--- Begin Records to process ---

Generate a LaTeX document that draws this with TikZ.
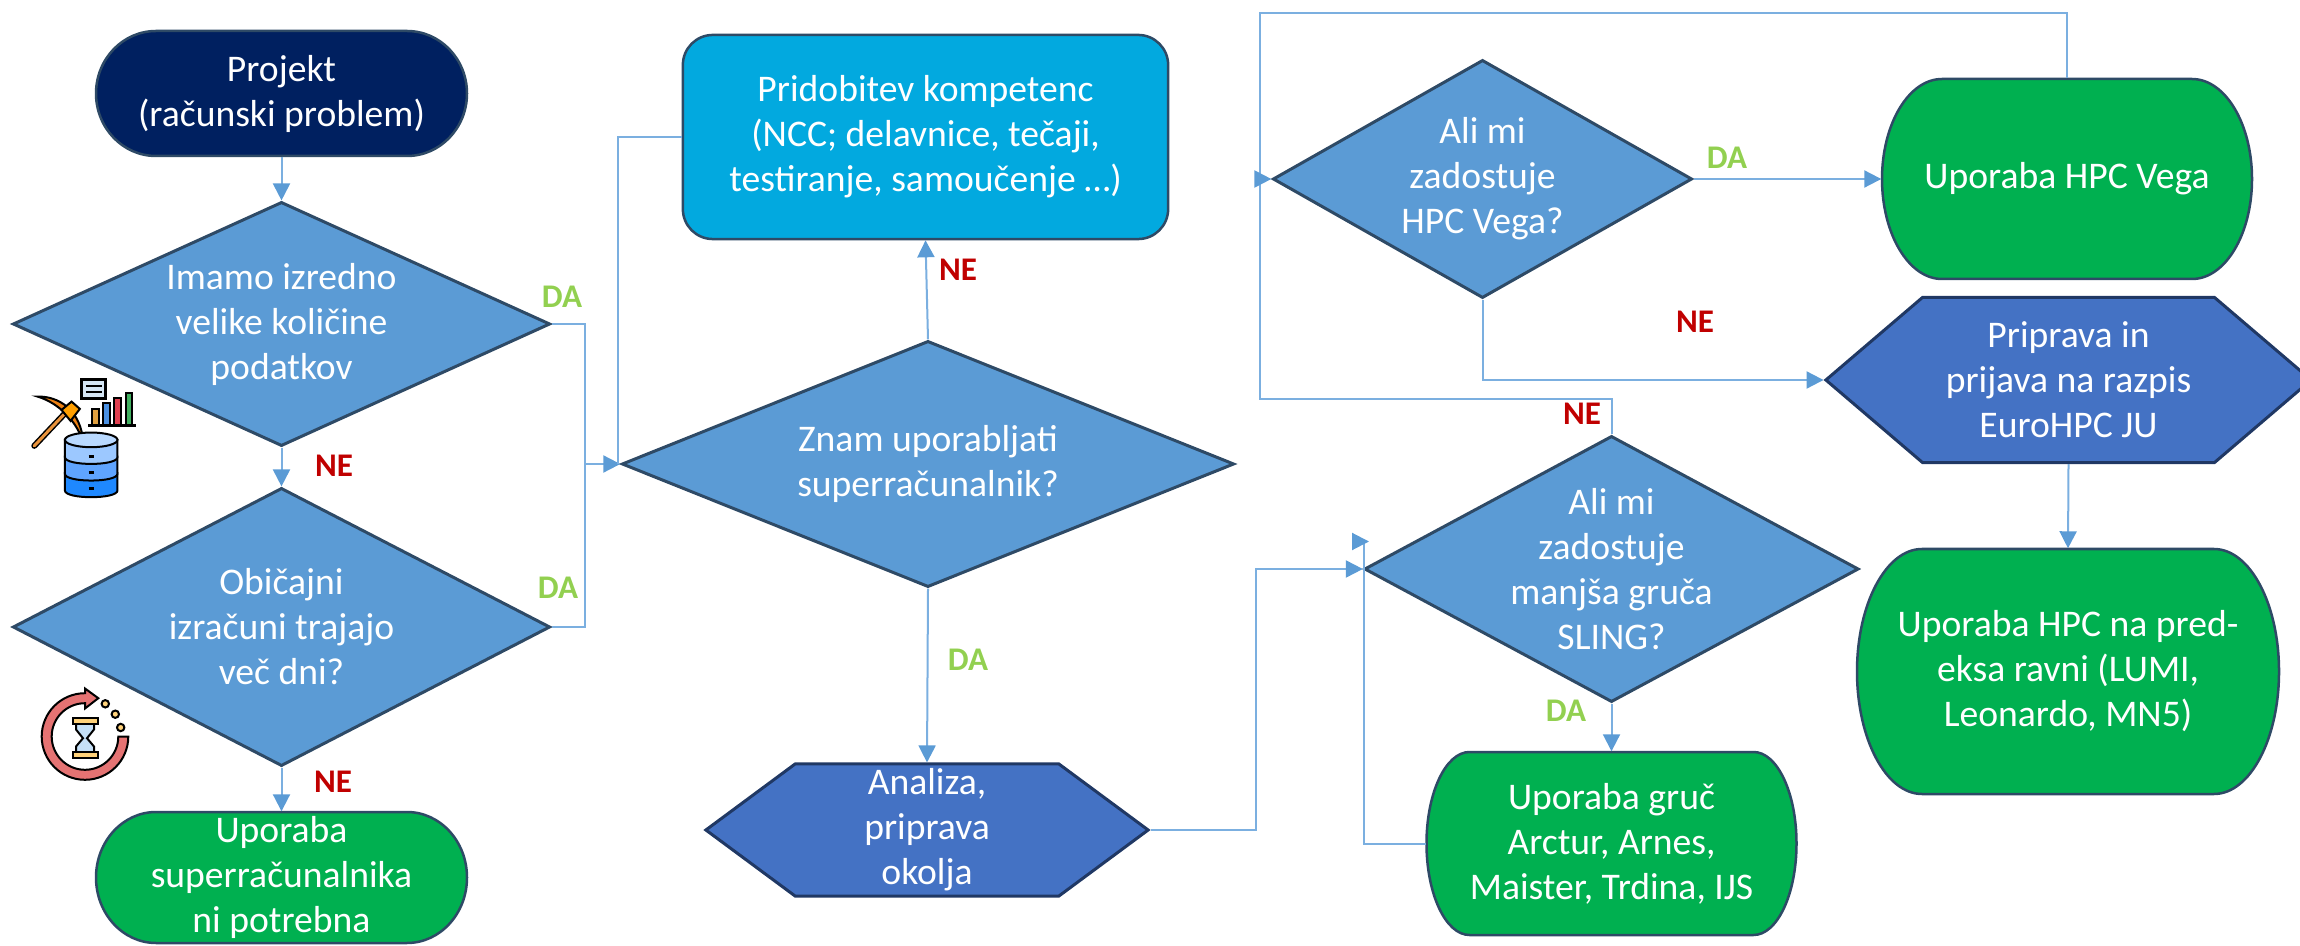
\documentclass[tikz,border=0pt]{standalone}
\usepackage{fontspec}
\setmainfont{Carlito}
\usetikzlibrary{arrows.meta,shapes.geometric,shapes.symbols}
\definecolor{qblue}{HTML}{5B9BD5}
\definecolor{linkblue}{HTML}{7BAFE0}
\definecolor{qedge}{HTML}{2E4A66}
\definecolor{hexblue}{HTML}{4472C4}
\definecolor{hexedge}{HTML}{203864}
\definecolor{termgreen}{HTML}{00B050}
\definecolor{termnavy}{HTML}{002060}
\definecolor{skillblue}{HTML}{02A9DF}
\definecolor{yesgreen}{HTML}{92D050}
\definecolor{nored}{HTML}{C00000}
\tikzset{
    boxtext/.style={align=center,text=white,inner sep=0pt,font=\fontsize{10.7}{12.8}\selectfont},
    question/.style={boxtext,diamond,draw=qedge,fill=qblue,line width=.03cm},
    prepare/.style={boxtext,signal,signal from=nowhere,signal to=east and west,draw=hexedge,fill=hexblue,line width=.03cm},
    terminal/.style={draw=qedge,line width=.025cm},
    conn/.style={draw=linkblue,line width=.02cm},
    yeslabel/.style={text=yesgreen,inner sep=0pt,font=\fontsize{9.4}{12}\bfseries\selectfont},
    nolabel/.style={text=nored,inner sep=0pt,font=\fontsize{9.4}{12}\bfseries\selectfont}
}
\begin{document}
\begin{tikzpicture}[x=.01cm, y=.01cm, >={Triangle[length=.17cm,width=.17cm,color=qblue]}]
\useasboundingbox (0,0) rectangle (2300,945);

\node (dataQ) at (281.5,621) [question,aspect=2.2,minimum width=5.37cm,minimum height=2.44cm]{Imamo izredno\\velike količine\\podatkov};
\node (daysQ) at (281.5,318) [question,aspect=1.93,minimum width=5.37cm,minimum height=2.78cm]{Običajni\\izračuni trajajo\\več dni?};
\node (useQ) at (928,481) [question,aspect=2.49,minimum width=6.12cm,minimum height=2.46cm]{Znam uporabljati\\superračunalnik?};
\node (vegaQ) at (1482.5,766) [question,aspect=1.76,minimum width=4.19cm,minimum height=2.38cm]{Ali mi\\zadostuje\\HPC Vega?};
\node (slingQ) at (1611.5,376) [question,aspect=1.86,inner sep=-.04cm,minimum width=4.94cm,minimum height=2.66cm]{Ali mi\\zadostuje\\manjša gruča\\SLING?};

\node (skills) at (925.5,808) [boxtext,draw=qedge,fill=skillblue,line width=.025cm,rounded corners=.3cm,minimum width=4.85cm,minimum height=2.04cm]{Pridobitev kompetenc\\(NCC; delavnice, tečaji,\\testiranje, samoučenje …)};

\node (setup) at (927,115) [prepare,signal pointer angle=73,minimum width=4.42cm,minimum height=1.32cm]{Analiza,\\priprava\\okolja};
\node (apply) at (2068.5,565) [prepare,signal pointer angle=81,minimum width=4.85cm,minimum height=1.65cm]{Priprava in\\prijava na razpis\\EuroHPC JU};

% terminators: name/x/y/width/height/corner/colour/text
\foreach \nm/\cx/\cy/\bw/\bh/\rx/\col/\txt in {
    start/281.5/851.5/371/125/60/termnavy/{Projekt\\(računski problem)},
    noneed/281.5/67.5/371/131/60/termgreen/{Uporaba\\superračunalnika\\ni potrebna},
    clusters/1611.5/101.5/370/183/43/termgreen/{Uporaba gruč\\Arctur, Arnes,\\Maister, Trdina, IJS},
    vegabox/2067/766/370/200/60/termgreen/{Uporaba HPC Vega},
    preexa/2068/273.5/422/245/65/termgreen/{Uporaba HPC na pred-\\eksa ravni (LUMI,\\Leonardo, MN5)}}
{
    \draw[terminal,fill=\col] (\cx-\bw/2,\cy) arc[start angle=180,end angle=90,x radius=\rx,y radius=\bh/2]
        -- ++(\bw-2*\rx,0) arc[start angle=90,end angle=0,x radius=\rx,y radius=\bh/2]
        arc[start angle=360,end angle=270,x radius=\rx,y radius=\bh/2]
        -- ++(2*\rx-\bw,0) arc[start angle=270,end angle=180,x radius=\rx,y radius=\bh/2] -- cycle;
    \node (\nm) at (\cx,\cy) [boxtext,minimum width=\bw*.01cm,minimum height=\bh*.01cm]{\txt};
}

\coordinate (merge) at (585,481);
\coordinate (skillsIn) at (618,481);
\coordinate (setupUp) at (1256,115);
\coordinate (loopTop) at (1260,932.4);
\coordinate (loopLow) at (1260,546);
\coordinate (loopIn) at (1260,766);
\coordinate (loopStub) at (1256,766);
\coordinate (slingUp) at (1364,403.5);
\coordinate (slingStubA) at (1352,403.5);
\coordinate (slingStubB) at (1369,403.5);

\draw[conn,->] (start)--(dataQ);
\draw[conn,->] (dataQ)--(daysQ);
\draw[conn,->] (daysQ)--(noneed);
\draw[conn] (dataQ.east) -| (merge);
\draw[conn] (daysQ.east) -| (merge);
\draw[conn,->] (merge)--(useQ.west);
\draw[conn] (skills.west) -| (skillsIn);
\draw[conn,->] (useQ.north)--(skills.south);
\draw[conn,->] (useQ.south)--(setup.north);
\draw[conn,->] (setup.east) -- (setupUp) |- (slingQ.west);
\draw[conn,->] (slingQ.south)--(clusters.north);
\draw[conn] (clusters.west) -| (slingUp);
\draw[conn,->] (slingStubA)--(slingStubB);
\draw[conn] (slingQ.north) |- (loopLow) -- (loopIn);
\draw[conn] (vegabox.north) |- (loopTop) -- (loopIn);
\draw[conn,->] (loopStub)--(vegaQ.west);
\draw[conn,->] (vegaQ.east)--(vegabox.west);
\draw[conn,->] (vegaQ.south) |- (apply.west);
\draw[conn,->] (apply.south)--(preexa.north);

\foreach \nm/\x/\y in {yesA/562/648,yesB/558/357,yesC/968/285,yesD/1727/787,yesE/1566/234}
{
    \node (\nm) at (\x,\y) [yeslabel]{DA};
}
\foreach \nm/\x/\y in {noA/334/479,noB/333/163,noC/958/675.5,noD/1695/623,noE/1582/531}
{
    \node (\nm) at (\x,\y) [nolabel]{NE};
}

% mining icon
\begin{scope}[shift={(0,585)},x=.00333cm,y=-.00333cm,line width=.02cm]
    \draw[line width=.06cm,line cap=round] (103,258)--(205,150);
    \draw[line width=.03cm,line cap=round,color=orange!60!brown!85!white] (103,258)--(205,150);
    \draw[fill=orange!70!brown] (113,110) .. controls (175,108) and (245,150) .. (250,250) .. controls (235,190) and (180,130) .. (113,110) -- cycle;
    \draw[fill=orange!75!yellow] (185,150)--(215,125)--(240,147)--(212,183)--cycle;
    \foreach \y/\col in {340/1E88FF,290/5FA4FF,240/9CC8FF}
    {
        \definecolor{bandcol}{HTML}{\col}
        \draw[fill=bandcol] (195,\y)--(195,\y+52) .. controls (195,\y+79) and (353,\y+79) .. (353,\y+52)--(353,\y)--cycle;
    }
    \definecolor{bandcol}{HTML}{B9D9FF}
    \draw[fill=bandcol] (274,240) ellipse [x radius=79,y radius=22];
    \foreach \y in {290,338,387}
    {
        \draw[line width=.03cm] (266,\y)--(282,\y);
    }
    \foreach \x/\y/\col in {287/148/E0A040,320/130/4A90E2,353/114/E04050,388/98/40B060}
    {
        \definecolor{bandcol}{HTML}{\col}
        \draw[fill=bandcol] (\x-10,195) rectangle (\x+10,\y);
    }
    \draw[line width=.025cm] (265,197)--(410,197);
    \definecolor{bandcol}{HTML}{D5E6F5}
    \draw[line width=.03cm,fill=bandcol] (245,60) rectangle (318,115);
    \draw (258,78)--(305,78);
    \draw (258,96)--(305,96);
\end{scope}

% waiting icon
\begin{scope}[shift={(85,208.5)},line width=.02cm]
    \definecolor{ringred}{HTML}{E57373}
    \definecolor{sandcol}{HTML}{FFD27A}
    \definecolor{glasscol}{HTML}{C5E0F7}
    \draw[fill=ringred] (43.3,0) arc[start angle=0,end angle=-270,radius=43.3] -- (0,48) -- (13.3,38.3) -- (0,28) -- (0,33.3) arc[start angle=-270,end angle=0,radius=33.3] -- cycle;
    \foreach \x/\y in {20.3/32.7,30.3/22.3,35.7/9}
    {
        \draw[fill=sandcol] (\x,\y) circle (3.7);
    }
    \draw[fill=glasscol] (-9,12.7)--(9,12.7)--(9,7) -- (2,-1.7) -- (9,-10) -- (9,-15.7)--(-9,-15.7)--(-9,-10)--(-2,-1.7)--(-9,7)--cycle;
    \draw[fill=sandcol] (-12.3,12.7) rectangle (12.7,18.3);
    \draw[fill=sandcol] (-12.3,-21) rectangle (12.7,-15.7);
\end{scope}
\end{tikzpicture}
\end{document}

--- End Records to process ---
--- Begin Records to process ---

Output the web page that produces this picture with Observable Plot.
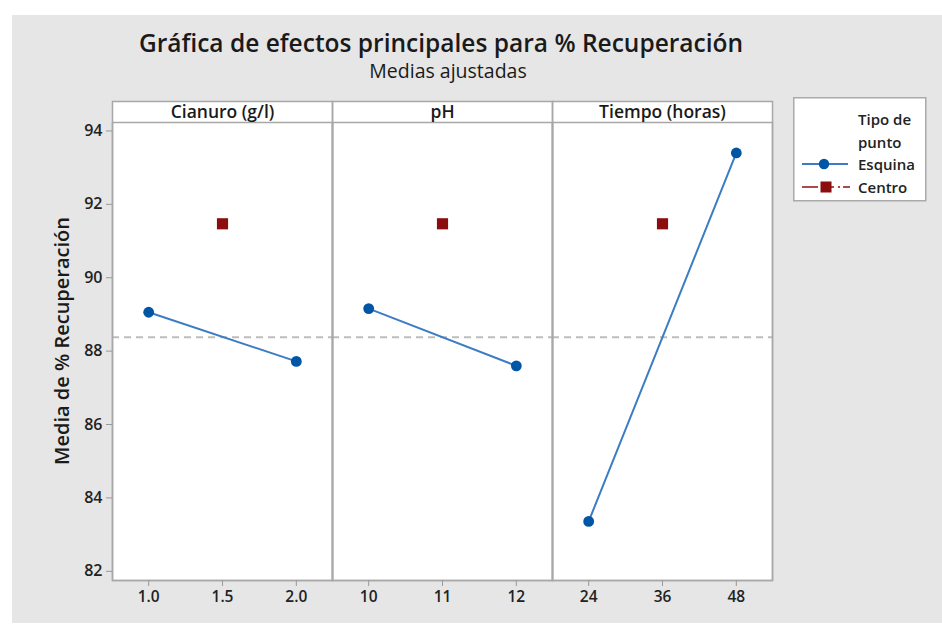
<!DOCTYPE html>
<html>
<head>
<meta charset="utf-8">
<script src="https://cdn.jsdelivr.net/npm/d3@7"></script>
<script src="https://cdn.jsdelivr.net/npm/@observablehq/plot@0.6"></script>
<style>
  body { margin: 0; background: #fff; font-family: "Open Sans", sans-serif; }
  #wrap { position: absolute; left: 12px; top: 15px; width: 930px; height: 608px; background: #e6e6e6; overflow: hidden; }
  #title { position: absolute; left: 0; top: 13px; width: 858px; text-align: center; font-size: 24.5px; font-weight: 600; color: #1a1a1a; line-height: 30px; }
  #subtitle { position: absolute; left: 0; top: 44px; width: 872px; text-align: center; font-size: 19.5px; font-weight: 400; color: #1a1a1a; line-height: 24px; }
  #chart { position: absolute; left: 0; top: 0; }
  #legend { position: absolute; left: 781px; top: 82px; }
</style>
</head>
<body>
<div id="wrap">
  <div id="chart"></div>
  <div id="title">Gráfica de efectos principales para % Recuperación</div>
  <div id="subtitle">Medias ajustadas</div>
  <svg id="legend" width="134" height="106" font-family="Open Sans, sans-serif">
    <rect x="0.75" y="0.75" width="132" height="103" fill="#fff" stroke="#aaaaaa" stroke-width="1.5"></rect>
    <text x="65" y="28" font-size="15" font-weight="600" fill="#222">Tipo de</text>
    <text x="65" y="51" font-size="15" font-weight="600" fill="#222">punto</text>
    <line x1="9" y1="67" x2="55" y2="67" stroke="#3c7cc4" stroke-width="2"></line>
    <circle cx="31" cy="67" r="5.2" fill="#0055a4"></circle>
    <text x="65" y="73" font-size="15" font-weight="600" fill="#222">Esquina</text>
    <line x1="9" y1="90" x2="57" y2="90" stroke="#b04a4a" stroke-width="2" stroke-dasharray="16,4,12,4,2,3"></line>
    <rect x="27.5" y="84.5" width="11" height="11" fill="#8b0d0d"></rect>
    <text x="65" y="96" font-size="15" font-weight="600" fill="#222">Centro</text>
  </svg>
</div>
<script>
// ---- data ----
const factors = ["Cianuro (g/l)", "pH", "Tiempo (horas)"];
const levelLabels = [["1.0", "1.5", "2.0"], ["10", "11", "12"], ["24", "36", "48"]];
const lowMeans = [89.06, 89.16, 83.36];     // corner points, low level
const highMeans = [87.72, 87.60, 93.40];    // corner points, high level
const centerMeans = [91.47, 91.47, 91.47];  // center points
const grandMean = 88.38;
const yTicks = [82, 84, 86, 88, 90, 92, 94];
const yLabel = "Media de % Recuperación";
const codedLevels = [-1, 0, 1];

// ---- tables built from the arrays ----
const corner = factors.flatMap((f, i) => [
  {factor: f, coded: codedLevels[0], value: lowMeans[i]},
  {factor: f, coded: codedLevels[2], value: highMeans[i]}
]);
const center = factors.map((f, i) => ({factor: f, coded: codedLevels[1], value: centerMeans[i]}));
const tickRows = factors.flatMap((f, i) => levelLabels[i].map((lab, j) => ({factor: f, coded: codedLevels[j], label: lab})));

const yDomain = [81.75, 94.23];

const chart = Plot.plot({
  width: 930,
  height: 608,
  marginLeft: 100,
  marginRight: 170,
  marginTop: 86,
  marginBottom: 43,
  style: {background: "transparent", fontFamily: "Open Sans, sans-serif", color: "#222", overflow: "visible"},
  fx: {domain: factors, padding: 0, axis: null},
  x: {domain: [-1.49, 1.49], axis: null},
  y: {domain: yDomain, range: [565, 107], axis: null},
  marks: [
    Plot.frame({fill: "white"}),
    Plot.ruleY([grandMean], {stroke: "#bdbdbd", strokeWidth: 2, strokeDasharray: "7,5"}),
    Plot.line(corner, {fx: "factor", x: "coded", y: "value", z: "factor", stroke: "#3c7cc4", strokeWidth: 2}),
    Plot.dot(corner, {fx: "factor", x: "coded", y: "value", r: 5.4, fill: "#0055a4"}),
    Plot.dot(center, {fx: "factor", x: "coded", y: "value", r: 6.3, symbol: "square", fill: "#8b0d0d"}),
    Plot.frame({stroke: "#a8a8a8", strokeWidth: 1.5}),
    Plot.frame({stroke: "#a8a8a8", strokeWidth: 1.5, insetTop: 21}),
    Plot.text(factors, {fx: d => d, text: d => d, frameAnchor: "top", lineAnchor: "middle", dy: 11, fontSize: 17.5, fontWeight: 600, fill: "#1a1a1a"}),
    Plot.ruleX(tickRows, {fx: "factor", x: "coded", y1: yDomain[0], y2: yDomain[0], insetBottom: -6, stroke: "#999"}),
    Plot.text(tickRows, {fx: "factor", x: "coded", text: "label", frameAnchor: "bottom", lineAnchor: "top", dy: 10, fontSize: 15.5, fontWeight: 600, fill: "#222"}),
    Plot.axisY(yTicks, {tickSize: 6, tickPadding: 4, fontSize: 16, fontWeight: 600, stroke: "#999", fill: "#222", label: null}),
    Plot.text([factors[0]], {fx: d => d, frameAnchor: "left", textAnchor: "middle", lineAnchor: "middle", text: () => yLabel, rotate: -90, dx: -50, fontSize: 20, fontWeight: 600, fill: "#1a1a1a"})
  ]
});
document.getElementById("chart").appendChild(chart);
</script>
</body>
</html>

--- End Records to process ---
--- Begin Records to process ---

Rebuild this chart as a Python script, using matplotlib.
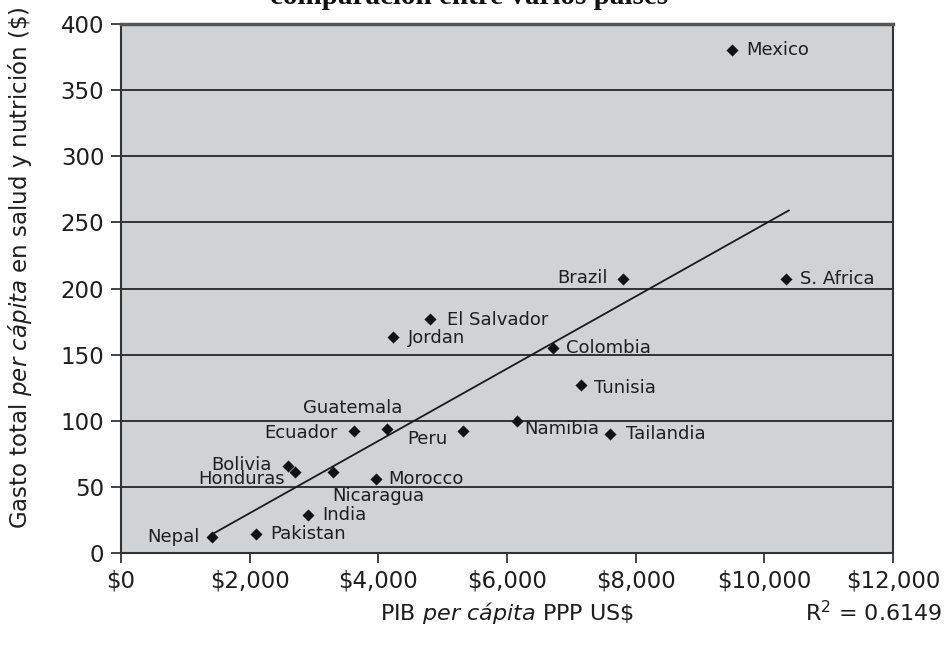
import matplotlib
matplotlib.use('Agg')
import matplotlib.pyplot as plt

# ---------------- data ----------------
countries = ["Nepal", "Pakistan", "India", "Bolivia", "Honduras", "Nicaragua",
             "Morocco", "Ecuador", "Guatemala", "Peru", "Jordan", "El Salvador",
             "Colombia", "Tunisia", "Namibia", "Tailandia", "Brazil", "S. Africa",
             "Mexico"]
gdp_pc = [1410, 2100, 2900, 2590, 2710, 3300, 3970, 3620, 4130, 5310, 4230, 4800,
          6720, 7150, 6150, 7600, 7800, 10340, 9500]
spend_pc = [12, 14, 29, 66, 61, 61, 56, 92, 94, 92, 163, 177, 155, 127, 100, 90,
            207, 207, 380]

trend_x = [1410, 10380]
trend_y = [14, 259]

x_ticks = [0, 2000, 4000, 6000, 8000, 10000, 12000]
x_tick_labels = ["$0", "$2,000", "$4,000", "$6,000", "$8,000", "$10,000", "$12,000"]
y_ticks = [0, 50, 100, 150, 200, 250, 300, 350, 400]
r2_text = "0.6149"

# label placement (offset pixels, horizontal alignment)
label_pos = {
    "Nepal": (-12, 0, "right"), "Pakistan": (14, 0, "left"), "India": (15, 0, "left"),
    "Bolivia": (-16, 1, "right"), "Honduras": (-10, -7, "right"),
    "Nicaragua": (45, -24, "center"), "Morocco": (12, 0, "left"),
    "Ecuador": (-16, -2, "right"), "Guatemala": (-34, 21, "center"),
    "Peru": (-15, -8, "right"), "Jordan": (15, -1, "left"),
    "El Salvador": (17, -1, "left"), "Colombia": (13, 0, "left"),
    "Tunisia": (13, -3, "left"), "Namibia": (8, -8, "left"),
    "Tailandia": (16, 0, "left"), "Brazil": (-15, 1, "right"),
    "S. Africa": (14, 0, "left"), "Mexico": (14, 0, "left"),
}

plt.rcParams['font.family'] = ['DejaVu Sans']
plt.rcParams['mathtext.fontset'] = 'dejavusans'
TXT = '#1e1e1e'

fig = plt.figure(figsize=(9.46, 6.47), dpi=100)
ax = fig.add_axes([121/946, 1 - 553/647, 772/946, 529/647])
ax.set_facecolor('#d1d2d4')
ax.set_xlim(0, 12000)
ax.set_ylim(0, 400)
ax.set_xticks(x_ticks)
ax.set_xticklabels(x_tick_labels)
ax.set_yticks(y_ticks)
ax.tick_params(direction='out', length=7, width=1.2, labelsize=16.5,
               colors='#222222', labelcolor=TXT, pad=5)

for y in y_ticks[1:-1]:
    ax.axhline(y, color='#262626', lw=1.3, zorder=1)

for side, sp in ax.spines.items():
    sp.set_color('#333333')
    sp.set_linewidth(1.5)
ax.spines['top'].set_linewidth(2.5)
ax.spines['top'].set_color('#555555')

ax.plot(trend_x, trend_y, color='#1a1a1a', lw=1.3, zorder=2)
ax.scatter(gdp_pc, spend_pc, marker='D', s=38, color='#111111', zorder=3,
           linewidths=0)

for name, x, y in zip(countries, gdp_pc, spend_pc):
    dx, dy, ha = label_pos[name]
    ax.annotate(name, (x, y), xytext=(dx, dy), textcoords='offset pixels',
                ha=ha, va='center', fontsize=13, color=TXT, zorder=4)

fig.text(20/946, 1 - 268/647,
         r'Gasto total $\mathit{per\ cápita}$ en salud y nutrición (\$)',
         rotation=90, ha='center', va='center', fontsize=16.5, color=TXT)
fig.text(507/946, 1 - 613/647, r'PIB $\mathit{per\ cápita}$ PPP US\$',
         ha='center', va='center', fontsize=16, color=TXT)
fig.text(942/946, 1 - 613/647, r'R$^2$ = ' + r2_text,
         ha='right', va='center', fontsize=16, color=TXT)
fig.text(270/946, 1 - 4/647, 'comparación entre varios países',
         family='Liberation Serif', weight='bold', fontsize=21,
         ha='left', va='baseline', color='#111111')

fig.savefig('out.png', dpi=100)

--- End Records to process ---

### The problem
Print exactly what appears from the line holding "Generate a LaTeX" down to the line holding "(0,0) rectangle (2300,945);", both ends kept, leaving out the pictures.

### Finished task
Generate a LaTeX document that draws this with TikZ.
\documentclass[tikz,border=0pt]{standalone}
\usepackage{fontspec}
\setmainfont{Carlito}
\usetikzlibrary{arrows.meta,shapes.geometric,shapes.symbols}
\definecolor{qblue}{HTML}{5B9BD5}
\definecolor{linkblue}{HTML}{7BAFE0}
\definecolor{qedge}{HTML}{2E4A66}
\definecolor{hexblue}{HTML}{4472C4}
\definecolor{hexedge}{HTML}{203864}
\definecolor{termgreen}{HTML}{00B050}
\definecolor{termnavy}{HTML}{002060}
\definecolor{skillblue}{HTML}{02A9DF}
\definecolor{yesgreen}{HTML}{92D050}
\definecolor{nored}{HTML}{C00000}
\tikzset{
    boxtext/.style={align=center,text=white,inner sep=0pt,font=\fontsize{10.7}{12.8}\selectfont},
    question/.style={boxtext,diamond,draw=qedge,fill=qblue,line width=.03cm},
    prepare/.style={boxtext,signal,signal from=nowhere,signal to=east and west,draw=hexedge,fill=hexblue,line width=.03cm},
    terminal/.style={draw=qedge,line width=.025cm},
    conn/.style={draw=linkblue,line width=.02cm},
    yeslabel/.style={text=yesgreen,inner sep=0pt,font=\fontsize{9.4}{12}\bfseries\selectfont},
    nolabel/.style={text=nored,inner sep=0pt,font=\fontsize{9.4}{12}\bfseries\selectfont}
}
\begin{document}
\begin{tikzpicture}[x=.01cm, y=.01cm, >={Triangle[length=.17cm,width=.17cm,color=qblue]}]
\useasboundingbox (0,0) rectangle (2300,945);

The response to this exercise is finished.